Specifically - what am I wrong about? As-per HN guidelines specify exactly what I have said that is factually incorrect? Please quote it directly if you can, and in good faith provide sources so I can better inform myself.

I simply disagree that I'm wrong about anything that I've stated here - I have specifically visited a Long Lines AUTOVON switching site; 100% the US military was partnered with AT&T for this. I actually possess first-hand knowledge on this - I've met with site owners.

> I see you’ve added a new culpa, no worries! We all learn new stuff

OK? Honestly I was just trying to be polite and it was less of an apology and more taking the passive road out when we were obviously talking about two separate things.

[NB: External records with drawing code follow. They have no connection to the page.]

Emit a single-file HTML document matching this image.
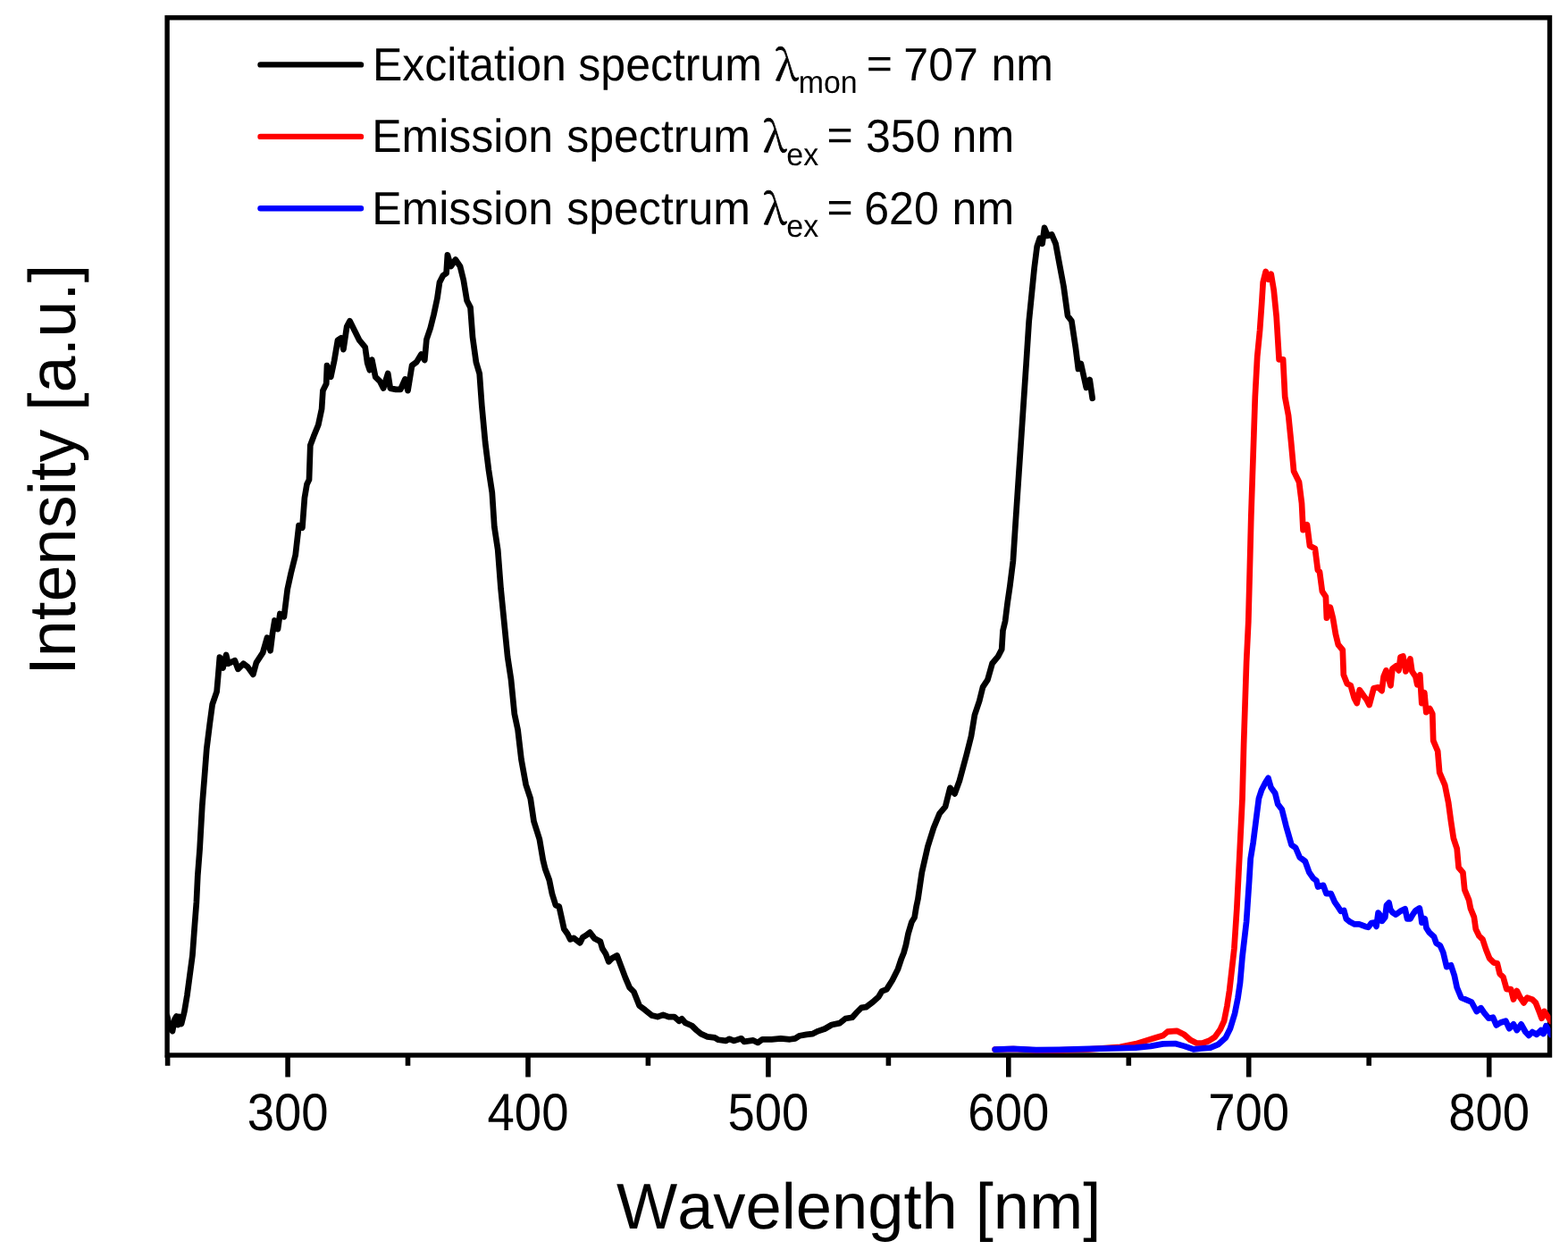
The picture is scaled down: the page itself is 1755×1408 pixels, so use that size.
<!DOCTYPE html>
<html><head><meta charset="utf-8"><title>Excitation and emission spectra</title>
<style>html,body{margin:0;padding:0;background:#fff;overflow:hidden}svg{display:block}</style></head>
<body><svg width="1755" height="1408" viewBox="0 0 1755 1408" font-family="'Liberation Sans', Arial, sans-serif" style="font-kerning:none" text-rendering="geometricPrecision">
<rect width="1755" height="1408" fill="#fff"/>
<defs><clipPath id="c"><rect x="187" y="19.8" width="1548.5" height="1161.2"/></clipPath></defs>
<rect x="187.1" y="19.8" width="1547.4" height="1161.2" fill="none" stroke="#000" stroke-width="5.4"/>
<g stroke="#000" stroke-width="5.6"><line x1="187.6" y1="1181" x2="187.6" y2="1192.8"/><line x1="322.1" y1="1181" x2="322.1" y2="1205.5"/><line x1="456.5" y1="1181" x2="456.5" y2="1192.8"/><line x1="591.0" y1="1181" x2="591.0" y2="1205.5"/><line x1="725.4" y1="1181" x2="725.4" y2="1192.8"/><line x1="859.9" y1="1181" x2="859.9" y2="1205.5"/><line x1="994.4" y1="1181" x2="994.4" y2="1192.8"/><line x1="1128.8" y1="1181" x2="1128.8" y2="1205.5"/><line x1="1263.3" y1="1181" x2="1263.3" y2="1192.8"/><line x1="1397.7" y1="1181" x2="1397.7" y2="1205.5"/><line x1="1532.2" y1="1181" x2="1532.2" y2="1192.8"/><line x1="1666.7" y1="1181" x2="1666.7" y2="1205.5"/></g>
<g clip-path="url(#c)" fill="none" stroke-width="6.7" stroke-linejoin="round" stroke-linecap="round">
<polyline stroke="#000" points="187.0,1137.0 190.0,1150.0 193.0,1154.0 195.5,1141.0 197.5,1137.5 199.5,1147.0 201.0,1138.0 203.0,1146.0 205.0,1138.0 206.4,1132.0 209.4,1114.2 212.4,1091.8 215.4,1069.4 217.6,1039.6 219.9,1009.7 221.3,979.9 223.6,950.0 226.3,902.0 229.1,866.7 231.3,838.0 234.8,809.8 237.7,788.4 242.6,774.2 244.3,755.0 245.9,735.5 249.5,747.6 253.1,733.0 255.5,742.8 262.8,739.2 266.4,748.8 272.4,742.8 277.2,746.4 283.3,754.9 286.9,741.6 294.1,730.7 299.0,713.8 302.6,728.3 305.0,709.0 307.4,694.5 311.0,704.0 313.4,687.0 317.9,690.3 321.7,659.6 325.6,641.7 330.7,621.3 334.5,588.0 338.4,590.6 340.9,557.3 343.5,542.0 346.0,536.9 347.3,498.5 351.1,488.3 356.3,475.5 360.1,457.6 361.4,437.2 365.2,429.5 366.0,409.0 370.3,421.8 374.1,403.9 378.0,380.9 381.8,378.4 384.4,391.1 388.2,365.6 391.5,359.2 397.2,370.7 402.3,380.9 408.7,388.6 411.2,406.5 413.8,414.2 416.3,402.6 420.2,421.8 425.3,426.9 429.1,434.6 434.2,418.0 436.8,434.6 443.2,435.9 448.3,435.9 453.4,424.4 456.5,437.2 461.1,409.0 466.2,405.2 471.5,396.6 475.3,403.0 477.4,380.0 481.7,367.2 485.6,351.8 489.4,333.9 492.0,316.0 495.8,308.4 499.6,305.8 500.9,285.3 504.7,298.1 509.9,290.5 515.0,298.1 518.8,313.5 522.6,336.5 526.5,344.1 529.0,377.4 532.9,405.5 536.7,418.3 539.3,454.1 543.1,495.0 546.9,525.7 550.8,551.3 553.3,589.6 557.2,615.2 560.5,658.4 564.3,696.7 568.1,735.0 572.0,760.6 575.8,799.0 579.6,816.9 583.5,850.1 588.6,878.2 593.7,893.6 597.5,919.2 603.9,939.6 607.8,962.6 610.2,972.5 614.8,985.0 618.0,1000.6 621.9,1013.1 625.8,1014.7 628.9,1028.8 631.3,1039.7 635.2,1045.2 638.3,1051.4 642.2,1049.8 649.2,1055.3 652.3,1049.1 656.3,1046.7 660.2,1043.6 665.6,1050.6 671.9,1053.8 674.2,1061.6 678.1,1067.8 681.3,1076.4 685.2,1072.5 690.6,1069.4 695.3,1081.9 700.0,1094.4 704.7,1105.3 709.4,1110.0 715.6,1125.6 721.9,1130.3 729.7,1136.6 735.9,1138.1 742.2,1135.8 748.4,1138.1 754.7,1138.1 760.0,1142.8 763.1,1140.3 767.2,1144.9 774.4,1148.0 779.5,1153.0 784.6,1157.2 791.8,1160.3 800.0,1161.3 804.1,1163.8 812.3,1164.9 816.4,1162.8 821.5,1164.9 829.7,1162.3 832.8,1165.9 843.1,1164.4 848.2,1166.9 853.3,1163.3 863.6,1163.3 873.8,1162.3 884.1,1163.3 890.0,1162.4 895.1,1159.2 902.8,1157.9 909.2,1157.2 915.6,1154.1 923.2,1151.5 930.9,1147.0 939.9,1145.1 946.3,1140.0 953.9,1138.7 959.0,1133.0 964.2,1127.8 969.3,1127.2 976.9,1121.5 983.3,1115.7 987.2,1109.3 992.3,1107.4 998.7,1097.2 1005.1,1084.4 1008.9,1072.9 1011.5,1066.5 1014.0,1057.5 1016.6,1044.7 1020.4,1032.0 1023.6,1026.8 1025.5,1015.3 1027.4,1006.4 1031.8,976.4 1038.4,947.5 1045.0,926.5 1051.5,910.7 1058.1,902.8 1063.4,881.8 1068.6,888.4 1073.9,873.9 1081.7,845.0 1087.0,824.0 1090.9,800.3 1096.2,784.5 1100.1,768.8 1105.4,760.9 1110.6,742.5 1117.2,734.6 1121.2,726.7 1122.5,705.7 1125.1,695.2 1127.7,674.2 1130.4,655.8 1133.9,627.8 1136.8,583.1 1139.8,538.3 1142.8,493.6 1145.8,448.8 1148.8,404.1 1151.7,359.3 1154.7,329.5 1157.7,299.7 1160.7,275.8 1163.7,266.8 1166.6,272.8 1169.0,254.9 1172.6,263.9 1177.1,262.4 1181.6,272.8 1186.0,296.7 1190.5,320.5 1195.0,353.4 1199.4,359.3 1203.9,389.2 1206.9,413.0 1209.9,407.1 1215.8,433.9 1219.7,425.0 1222.7,445.8"/>
<polyline stroke="#f00" points="1113.7,1174.7 1134.2,1174.0 1159.8,1175.5 1185.5,1175.3 1219.7,1174.3 1253.8,1171.8 1270.9,1168.4 1284.6,1164.1 1293.2,1161.5 1301.7,1159.0 1306.8,1154.7 1317.1,1153.8 1325.6,1158.1 1332.5,1164.1 1339.3,1167.5 1346.2,1167.5 1353.0,1165.0 1359.8,1160.7 1365.8,1152.1 1370.1,1142.7 1373.5,1125.6 1376.1,1108.5 1381.4,1061.8 1384.4,1016.0 1387.5,954.9 1390.5,893.8 1392.1,832.7 1393.6,786.9 1395.1,741.1 1397.3,695.3 1398.8,638.0 1400.3,578.3 1401.8,533.6 1403.3,488.8 1404.8,444.1 1407.2,399.3 1410.1,369.5 1412.2,339.7 1413.7,315.8 1416.7,303.9 1419.7,312.8 1422.7,306.8 1425.7,324.7 1428.7,354.6 1431.6,402.3 1436.1,402.3 1438.2,444.1 1442.1,465.0 1445.1,494.8 1448.1,527.6 1454.0,539.5 1457.0,563.4 1458.5,593.2 1463.0,587.3 1466.0,611.1 1471.9,614.1 1474.9,638.0 1477.0,640.0 1479.9,661.9 1483.9,667.8 1484.9,691.7 1488.9,679.8 1491.9,691.7 1494.9,709.6 1497.8,721.5 1502.8,727.5 1503.8,755.3 1507.8,765.3 1511.8,767.3 1515.7,781.2 1518.7,787.1 1521.7,772.2 1526.7,779.2 1529.7,783.2 1532.6,789.1 1537.6,770.2 1542.6,769.3 1546.6,773.2 1548.6,757.3 1551.5,750.4 1556.5,767.3 1558.5,748.4 1562.5,745.4 1565.5,750.4 1567.5,735.4 1570.4,734.5 1573.4,751.4 1578.4,737.4 1580.4,751.4 1584.4,757.3 1586.3,766.3 1589.3,755.3 1591.3,787.1 1594.3,775.2 1596.3,797.1 1600.3,793.1 1603.3,799.1 1604.2,828.9 1609.2,840.8 1611.2,864.7 1617.2,878.6 1621.2,898.5 1624.0,919.2 1626.9,938.4 1630.7,949.9 1632.6,971.0 1637.4,976.7 1639.3,995.9 1644.1,1007.4 1646.0,1017.0 1649.9,1026.6 1651.8,1040.0 1655.6,1047.7 1659.5,1051.5 1663.3,1063.0 1667.1,1072.6 1671.9,1077.4 1675.8,1078.3 1678.6,1089.8 1682.5,1093.7 1686.3,1107.1 1691.1,1107.1 1694.0,1118.6 1697.8,1109.0 1701.6,1116.7 1705.5,1122.4 1709.3,1116.7 1715.1,1118.6 1718.9,1122.4 1722.7,1132.0 1725.6,1139.7 1728.5,1132.0 1732.3,1137.8 1736.0,1143.0"/>
<polyline stroke="#00f" points="1113.7,1174.7 1134.2,1173.8 1159.8,1175.2 1185.5,1174.9 1219.7,1173.8 1253.8,1173.2 1270.9,1172.6 1288.0,1170.9 1301.7,1168.4 1315.4,1168.0 1325.6,1170.9 1335.9,1174.4 1344.4,1173.5 1354.7,1172.6 1363.2,1169.2 1371.8,1161.5 1376.9,1151.3 1382.1,1134.2 1385.5,1117.1 1388.0,1100.0 1390.5,1071.0 1395.1,1031.3 1398.2,985.4 1399.7,961.0 1402.7,942.7 1405.8,918.2 1408.9,893.8 1411.9,884.6 1416.5,875.5 1419.5,870.9 1422.6,881.6 1427.2,887.7 1430.2,899.9 1434.8,906.0 1439.4,924.3 1445.5,945.7 1450.1,948.8 1454.7,959.5 1460.8,964.0 1465.3,976.3 1470.0,983.1 1473.4,985.6 1475.1,992.5 1481.1,990.8 1484.5,1000.2 1489.7,1000.2 1493.9,1009.6 1497.4,1014.7 1500.8,1019.8 1504.2,1019.0 1506.8,1028.4 1511.0,1031.8 1516.2,1034.4 1521.3,1034.4 1528.1,1036.9 1531.5,1037.8 1535.0,1033.1 1538.4,1032.6 1540.5,1036.9 1542.6,1021.5 1545.2,1025.0 1546.9,1030.9 1550.3,1026.7 1552.0,1013.0 1554.6,1010.4 1556.3,1018.1 1558.9,1021.5 1562.3,1023.7 1567.4,1019.8 1572.6,1017.3 1575.1,1028.4 1578.5,1028.4 1582.0,1022.4 1584.5,1019.0 1588.8,1016.4 1590.5,1025.0 1591.4,1032.6 1594.8,1028.4 1596.5,1038.6 1599.9,1043.8 1605.0,1048.5 1607.6,1055.7 1611.9,1058.3 1615.3,1066.0 1619.2,1082.2 1624.0,1080.3 1627.8,1091.7 1630.7,1105.2 1635.5,1116.7 1640.3,1118.6 1647.0,1121.5 1652.7,1132.0 1657.5,1128.2 1661.4,1133.9 1666.2,1139.7 1671.0,1138.7 1674.8,1147.4 1679.6,1144.5 1685.3,1142.6 1689.2,1151.2 1694.0,1146.4 1697.8,1153.1 1702.6,1146.4 1707.4,1155.0 1711.2,1158.9 1715.1,1155.0 1719.9,1157.9 1724.7,1153.1 1727.5,1157.0 1730.4,1148.3 1736.0,1158.0"/>
</g>
<g font-size="58.8" fill="#000"><text transform="translate(322.1,1265.0) scale(0.927,1)" text-anchor="middle">300</text><text transform="translate(591.0,1265.0) scale(0.927,1)" text-anchor="middle">400</text><text transform="translate(859.9,1265.0) scale(0.927,1)" text-anchor="middle">500</text><text transform="translate(1128.8,1265.0) scale(0.927,1)" text-anchor="middle">600</text><text transform="translate(1397.7,1265.0) scale(0.927,1)" text-anchor="middle">700</text><text transform="translate(1666.7,1265.0) scale(0.927,1)" text-anchor="middle">800</text></g>
<text x="689.9" y="1374.7" font-size="72.3">Wavelength [nm]</text>
<text transform="translate(83.7,748.9) rotate(-90)" x="-6.82" font-size="73.9">Intensity [a.u.]</text>
<g stroke-width="6.4" stroke-linecap="round">
<line x1="291.5" y1="72.4" x2="404" y2="72.4" stroke="#000"/>
<line x1="291.5" y1="152.9" x2="404" y2="152.9" stroke="#f00"/>
<line x1="291.5" y1="233.3" x2="404" y2="233.3" stroke="#00f"/>
</g>
<g fill="#000">
<text transform="translate(416.90,89.90) scale(0.962,1)" font-size="52">Excitation</text>
<text transform="translate(647.31,89.90) scale(0.962,1)" font-size="52">spectrum</text>
<text transform="translate(867.57,89.90) scale(0.955,1)" font-size="47" font-family="'Noto Serif CJK SC', 'Liberation Serif', serif" stroke="#000" stroke-width="0.9">λ</text>
<text transform="translate(893.75,103.60) scale(0.955,1)" font-size="35.5">mon</text>
<text transform="translate(969.76,87.35) scale(0.962,0.9)" font-size="52">=</text>
<text transform="translate(1011.33,89.90) scale(0.962,1)" font-size="52">707</text>
<text transform="translate(1109.48,89.90) scale(0.962,1)" font-size="52">nm</text>
<text transform="translate(416.20,170.00) scale(0.962,1)" font-size="52">Emission</text>
<text transform="translate(634.21,170.00) scale(0.962,1)" font-size="52">spectrum</text>
<text transform="translate(854.37,170.00) scale(0.955,1)" font-size="47" font-family="'Noto Serif CJK SC', 'Liberation Serif', serif" stroke="#000" stroke-width="0.9">λ</text>
<text transform="translate(880.36,184.60) scale(0.955,1)" font-size="35.5">ex</text>
<text transform="translate(925.56,167.45) scale(0.962,0.9)" font-size="52">=</text>
<text transform="translate(968.99,170.00) scale(0.962,1)" font-size="52">350</text>
<text transform="translate(1065.58,170.00) scale(0.962,1)" font-size="52">nm</text>
<text transform="translate(416.20,250.60) scale(0.962,1)" font-size="52">Emission</text>
<text transform="translate(634.21,250.60) scale(0.962,1)" font-size="52">spectrum</text>
<text transform="translate(854.37,250.60) scale(0.955,1)" font-size="47" font-family="'Noto Serif CJK SC', 'Liberation Serif', serif" stroke="#000" stroke-width="0.9">λ</text>
<text transform="translate(880.36,264.80) scale(0.955,1)" font-size="35.5">ex</text>
<text transform="translate(925.56,248.05) scale(0.962,0.9)" font-size="52">=</text>
<text transform="translate(967.26,250.60) scale(0.962,1)" font-size="52">620</text>
<text transform="translate(1065.58,250.60) scale(0.962,1)" font-size="52">nm</text>
</g>
</svg></body></html>
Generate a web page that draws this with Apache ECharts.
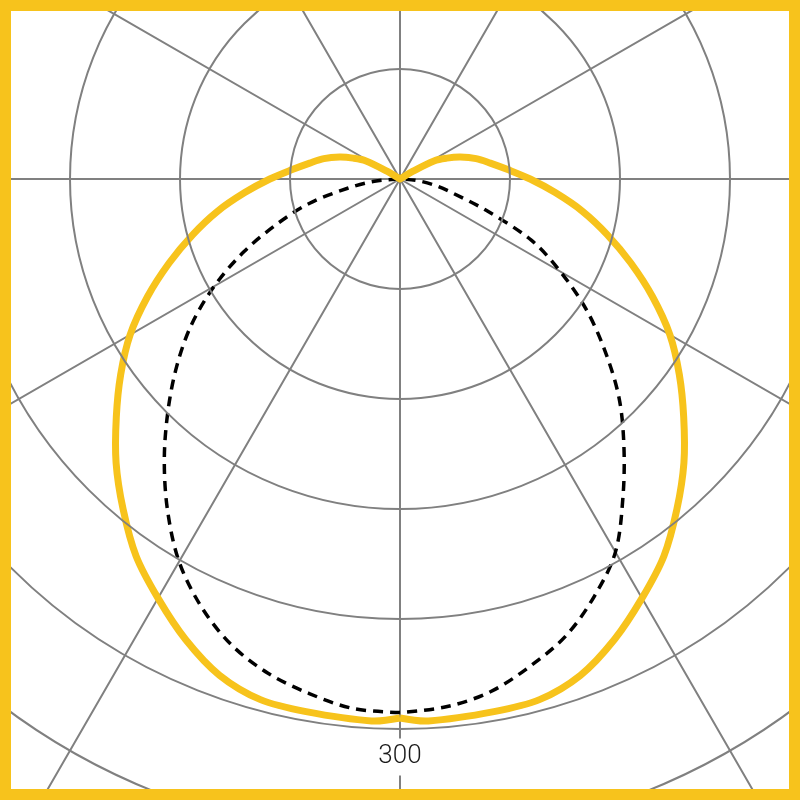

I don't disagree with anything that tyingq was saying - I was just trying to make a nuanced point regarding the partnership between AT&T and the US Military which is directly related to the article that was originally posted. Somewhere wires got crossed and I just decided to bow out as politely as I could.

Sometimes socializing on this site really weirds me out. Please, in good faith: what have I factually said that is incorrect here?



No prob! Specifically this: “To imply something is "similar" typically implies that it is separate to some degree” So the US military has many microwave comm projects. ATT was only one of them that was left unused. Many had no ATT involvement whatsoever. So yeah, military had contracts with ATT, but those were a tiny subset of microwave efforts.

Former Submarine communications specialist here.


I'm being misunderstood, I'm going try to to explain better.

I literally opened my original response to tyingq with "I'm not saying you're incorrect" as I did not want to invalidate anything they had written. I was not trying to argue a single point. I just found the grammar/set theory of "A similar thing happened in the US military" odd when that specific thing (the Long Lines microwave network) happened in the US military in a big way.

On your newly introduced point: "military had contracts with AT&T, but those were a tiny subset of microwave efforts". I do not describe the backbone of AUTOVON as a "tiny subset" of anything... The AT&T Long Lines was an engineering marvel. The achievement to reliably transmit coast to coast audio, video, and data through hundreds of redundant radio/switching sites was huge - that simply did not exist before. AT&T Long Lines is very significant to the history of microwave communications in the military specifically through AUTOVON.

I'm absolutely not arguing against the existence of military microwave tech independent of AT&T - I feel like this is obvious, but I also feel I have to state it outright after reading your comment.


Thank you for taking the time to explain your thinking to me. Sometimes I can be thickheaded!